Join us in Findhorn, Easter, 2019!
Note: If you would like to start now to cultivate your creativity and resilience join CCC19 convener Dr. Stephanie Mines in the workshop, Essence and Empowerment, at the Findhorn Foundation, beginning September 2, 2017.
CCC19 Conference Update: Welcome Vandana Shiva and Xiuhtezcatl Martinez
By conference convener, Stephanie Mines, Ph.D.
“The future of humanity depends on our advocacy for diversity, culture, freedom and joyful living.” Vandana Shiva
This week, from my perspective as the vision-holder for CCC19, we passed a milestone; Vandana Shiva and Xiuhtezcatl Martinez committed to joining us. Vandana Shiva epitomizes the vibrant elder-mentor who speaks for and with the Earth. Xiuhtezcatl Martinez is a young climate activist and hip hop artist who, along with other youth, is suing the US government for its failure to protect the environment for future generation. The participation of these two passionate activists fulfils crucial aspects of my vision for the event and helps me to feel that it is fully seeded and securely anchored.
There is not enough space here to properly tell you about Vandana Shiva and Xiuhtezcatl Martinez; their energies are almost mythic. Vandana Shiva has taken on what is likely one of the greatest challenges of climate change – feeding a growing population without further harming the Earth. She assures us that the anticipated 10 million inhabitants we will see by the end of the century can be fed “if seeds are in the hands of the farmers and the gardeners as well as the land.” Vandana has authored 20 books and been the recipient of numerous awards including the Right Livelihood Award in 1993.

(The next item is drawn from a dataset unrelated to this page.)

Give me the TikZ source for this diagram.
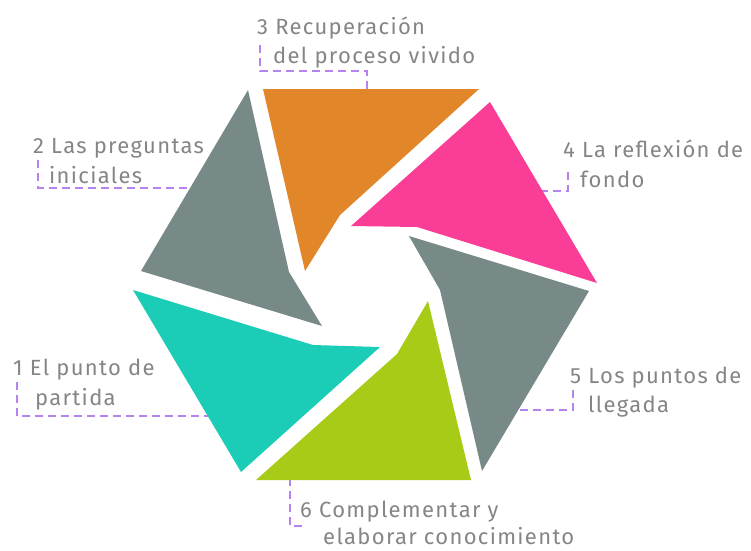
\documentclass[tikz,border=0pt]{standalone}
\usepackage{fontspec}
\setmainfont{Fira Sans}
\newfontfamily\lblfont[LetterSpace=6]{Fira Sans}
\definecolor{cOrange}{HTML}{E2862A}
\definecolor{cPink}{HTML}{FA3D96}
\definecolor{cGray}{HTML}{778A87}
\definecolor{cGreen}{HTML}{A8CB17}
\definecolor{cTeal}{HTML}{1BCDB6}
\definecolor{cText}{HTML}{858585}
\definecolor{cLead}{HTML}{B682EE}
\tikzset{
  blade/.style={draw=none},
  leader/.style={draw=cLead, line width=2pt, dash pattern=on 8pt off 5pt},
  lbl/.style={anchor=base west, inner sep=0pt, text=cText, font=\lblfont\fontsize{22}{26}\selectfont}
}
\begin{document}
\begin{tikzpicture}[x=1pt,y=-1pt]
\useasboundingbox (0,0) rectangle (751,550);
% leader coordinates
\coordinate (l3a) at (260,45);
\coordinate (l3b) at (260,71);
\coordinate (l3c) at (367,71);
\coordinate (l3d) at (367,92);
\coordinate (l2a) at (38,160);
\coordinate (l2b) at (38,188);
\coordinate (l2c) at (195,188);
\coordinate (l1a) at (17,382);
\coordinate (l1b) at (17,416);
\coordinate (l1c) at (215,416);
\coordinate (l6a) at (290,478);
\coordinate (l6b) at (290,526);
\coordinate (l6c) at (306,526);
\coordinate (l5a) at (573,390);
\coordinate (l5b) at (573,410);
\coordinate (l5c) at (515,410);
\coordinate (l4a) at (568,172);
\coordinate (l4b) at (568,191);
\coordinate (l4c) at (540,191);
\draw[leader] (l3a) -- (l3b) -- (l3c) -- (l3d);
\draw[leader] (l2a) -- (l2b) -- (l2c);
\draw[leader] (l1a) -- (l1b) -- (l1c);
\draw[leader] (l6a) -- (l6b) -- (l6c);
\draw[leader] (l5a) -- (l5b) -- (l5c);
\draw[leader] (l4a) -- (l4b) -- (l4c);
% blades
\fill[blade, cOrange] (263,89) -- (479,89) -- (340,215) -- (305,271) -- cycle;
\fill[blade, cPink] (490,102) -- (597,283) -- (417,227) -- (351,226) -- cycle;
\fill[blade, cGray] (409,236) -- (589,291) -- (482,471) -- (440,290) -- cycle;
\fill[blade, cGreen] (428,301) -- (471,480) -- (256,480) -- (397,354) -- cycle;
\fill[blade, cTeal] (133,290) -- (313,345) -- (380,347) -- (241,472) -- cycle;
\fill[blade, cGray] (248,90) -- (289,272) -- (322,326) -- (141,271) -- cycle;
% labels
\node[lbl] (t3a) at (257,34) {3 Recuperación};
\node[lbl] (t3b) at (273,63) {del proceso vivido};
\node[lbl] (t2a) at (33,153) {2 Las preguntas};
\node[lbl] (t2b) at (49,183) {iniciales};
\node[lbl] (t1a) at (13,375) {1 El punto de};
\node[lbl] (t1b) at (35,405) {partida};
\node[lbl] (t6a) at (300,517) {6 Complementar y};
\node[lbl] (t6b) at (323,544) {elaborar conocimiento};
\node[lbl] (t5a) at (570,383) {5 Los puntos de};
\node[lbl] (t5b) at (588,412) {llegada};
\node[lbl] (t4a) at (563,157) {4 La reflexión de};
\node[lbl] (t4b) at (580,187) {fondo};
\end{tikzpicture}
\end{document}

Xiuhtezcatl Martinez launched his first environmental campaign at the age of six. With beauty, flare, and music he has, since then, taken on fracking, developed a climate recovery plan, and spoken at the Rio + 20 Summit and the UN. His mission, he says, is to reach out to youth and invite them to be advocates for the Earth. He received the Peace First Prize in 2015 and the Children’s Climate Prize in Sweden in 2016. He is now the Youth Director of the international organization Earth Guardians. And because, as he says, “movements need songs,” he has released one album and is working on another with his equally inspired younger brother and sister.
We are truly honored and blessed that these two people, one a wise elder and the other a young, talented rapper, will be with us at CCC19, to inspire and guide us along with our other eminent presenters.
Finally, on April 20th 2017, at 8 PM BST and Noon PST, we will be exactly two years from the moment that CCC19 opens in Findhorn. Please join us in being still at that time to invoke the highest and the best for our gathering. We will connect with each other, with Nature, the Ancestors and the future ones for twenty minutes of attunement. Let’s evoke, through meditation and attunement, the unseen guardians for our conference and the Earth!